# Neural Variational Inference and Learning in Belief Networks

## WHY?

Directed latent variable models are known to be difficult to train at large scale because posterior distribution is intractable.

## WHAT?

This paper suggests way to estimate inference model with feed-forward network. Since exact posterior `P_{\theta}(h|x)`

is intractable, we use `Q_{\phi}(h|x)`

to approximate. `\log P_{\theta}(x) = \log\sum_h P_{\theta}(x,h)\\ \geq \sum_h Q_{\phi}(h|x) log \frac{P_{\theta}(x,g)}{Q_{\phi}(h|x)}\\ = E_Z[\log P_{\theta}(x, h) - \log Q_{\phi}(h|x)]\\ = \mathcal{L}(x, \theta, \phi)\\ \mathcal{L}(x, \theta, \phi) = \log P_\theta(x) - KL(Q_{\phi}(h|x)|P_{\theta}(h|x))`

Since h is sampled from posterior, it is impossible to get exact gradient of lowerbound wrt parameters.

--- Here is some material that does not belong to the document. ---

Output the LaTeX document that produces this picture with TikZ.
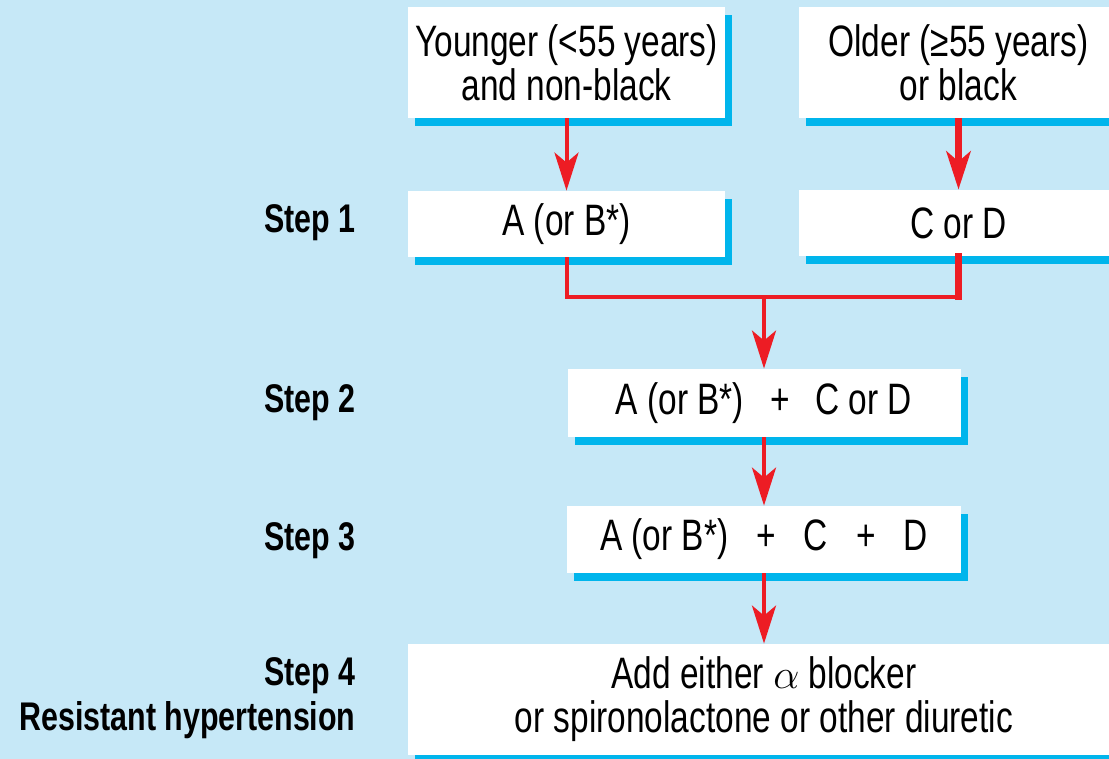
\documentclass[tikz,border=0pt]{standalone}
\usepackage{fontspec}
\setmainfont{Liberation Sans}[FakeStretch=0.76]
\usepackage{tikz}
\usetikzlibrary{calc,arrows.meta,shadows}
\definecolor{bgblue}{HTML}{C6E8F7}
\definecolor{shadowblue}{HTML}{00B5EC}
\definecolor{arrowred}{HTML}{ED1C24}
\tikzset{
   card/.style={fill=white, inner sep=0pt, align=center, font=\fontsize{22}{22}\selectfont,
                drop shadow={shadow xshift=3.5pt, shadow yshift=-4pt, fill=shadowblue, opacity=1}},
   steplabel/.style={anchor=base east, inner sep=0pt, font=\fontsize{20}{22}\selectfont\bfseries},
   link/.style={draw=arrowred, line width=2pt, -{Stealth[length=19pt,width=12pt,inset=5pt]}},
   thick link/.style={link, line width=3.5pt}
}

\begin{document}
\begin{tikzpicture}[x=0.5pt,y=-0.5pt]
\useasboundingbox (0,0) rectangle (1109,759);
\clip (0,0) rectangle (1109,759);
\fill[bgblue] (0,0) rectangle (1109,759);

% patient groups
\node[card, minimum width=158.5pt, minimum height=55.5pt] (young) at (566.5,62.5) {Younger (<55 years)\\and non-black};
\node[card, minimum width=160pt, minimum height=55.5pt] (old) at (958.5,62.5) {Older (≥55 years)\\or black};

% drugs
\node[card, minimum width=158.5pt, minimum height=33pt] (drugA) at (566.5,224) {A (or B*)};
\node[card, minimum width=160pt, minimum height=33pt] (drugC) at (958.5,223) {C or D};
\node[card, minimum width=196.5pt, minimum height=34pt] (combo2) at (764,403) {A (or B*)\hspace{13pt}+\hspace{13pt}C or D};
\node[card, minimum width=197pt, minimum height=33.5pt] (combo3) at (764,539.5) {A (or B*)\hspace{14pt}+\hspace{14pt}C\hspace{14pt}+\hspace{14pt}D};
\node[card, minimum width=356pt, minimum height=55.5pt] (addon) at (764,699.5) {Add either $\alpha$ blocker\\or spironolactone or other diuretic};

% step labels
\node[steplabel] (step1) at (356,233) {Step 1};
\node[steplabel] (step2) at (356,413) {Step 2};
\node[steplabel] (step3) at (356,550) {Step 3};
\node[steplabel] (step4) at (356,685) {Step 4};
\node[steplabel] (resist) at (356,730) {Resistant hypertension};

% arrows
\coordinate (merge) at (764,297);
\coordinate (cornerC) at (drugC.south |- merge);
\draw[link] (young) -- (drugA);
\draw[thick link] (old) -- (drugC);
\draw[link,-] (drugA) |- (cornerC);
\draw[thick link,-,line cap=rect] (drugC) -- (cornerC);
\draw[link] (merge) -- (combo2);
\draw[link] (combo2) -- (combo3);
\draw[link] (combo3) -- (addon);
\end{tikzpicture}
\end{document}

Therefore, Monte-Carlo estimation is used, and score function estimator (REINFORCE) is used to get gradient of lowerbound which include stochastic variable h. `\nabla_{\theta}\mathcal{L}(x) = E_Q[\nabla_{\theta}\log P_{\theta}(x, h)]\\ \nabla_{\phi}\mathcal{L}(x) = E_Q[(\log P_{\theta}(x,h) - \log Q_{\phi}(h|x)) \times \nabla_{\phi}\log Q_{\phi}(h|x)]\\ \nabla_{\theta}\mathcal{L}(x) \approx \frac{1}{n}\sum^n_{i=1}\nabla_{\theta}\log P_{\theta}(x, h^{(i)})\\ \nabla_{\phi}\mathcal{L}(x) \approx \frac{1}{n}\sum^n_{i=1}(\log P_{\theta}(x,h^{(i)}) - \log Q_{\phi}(h^{(i)}|x)) \times \nabla_{\phi}\log Q_{\phi}(h^{(i)}|x)\\`

However, usually the variance of estimation of gradient using score function estimator is high. So variance reduction technique is used to estimate the gradient. c is global baseline that is learned through training, and `C_{\psi}`

is used to input-dependent baseline. Input-dependent baseline is also trained to minimize the mse. `l_{\phi}(x, h) = \log P_{\theta}(x,h) - \log Q_{\phi}(h|x)\\ E_{Q}[(l_{\phi}(x, h) - C_{\psi}(x) - c)^2]\\`

To make training stable, variance is normalized with running estimate when it is greater than 1. If inference network is structured, we can estimate local learning signal for each factorized conditionals. `\nabla_{\phi_i}\mathcal{L}(x) = E_{Q(h^{1:i-1}|x)}[E_{Q(h^{i:n}|h^{i-1})}[l_{\phi}(x,h)\nabla_{\phi_i}\log Q_{\phi_i}(h^i|h^{i-1})]|h^{i-1}]\\ l^i_{\phi}(x, h) = \log P_{\theta}(h^{i-1:n}) - \log Q_{\phi}(h^{i:n}|h^{i-1})\\`

Then, layer-dependent baseline need to be learned.

## So?

NVIL used in sigmoid belief network (SBN) outperformed SBN using wake-sleep algorithm and other models including DARN, NADE, RBM and MoB in NLL for MNIST. SBN using NVIL showed better performance in document modeling then LDA.

## Critic

This seems smart move, but reparameterization of VAE was too strong. This can be used in cases where distribution is impossible to reparamterize.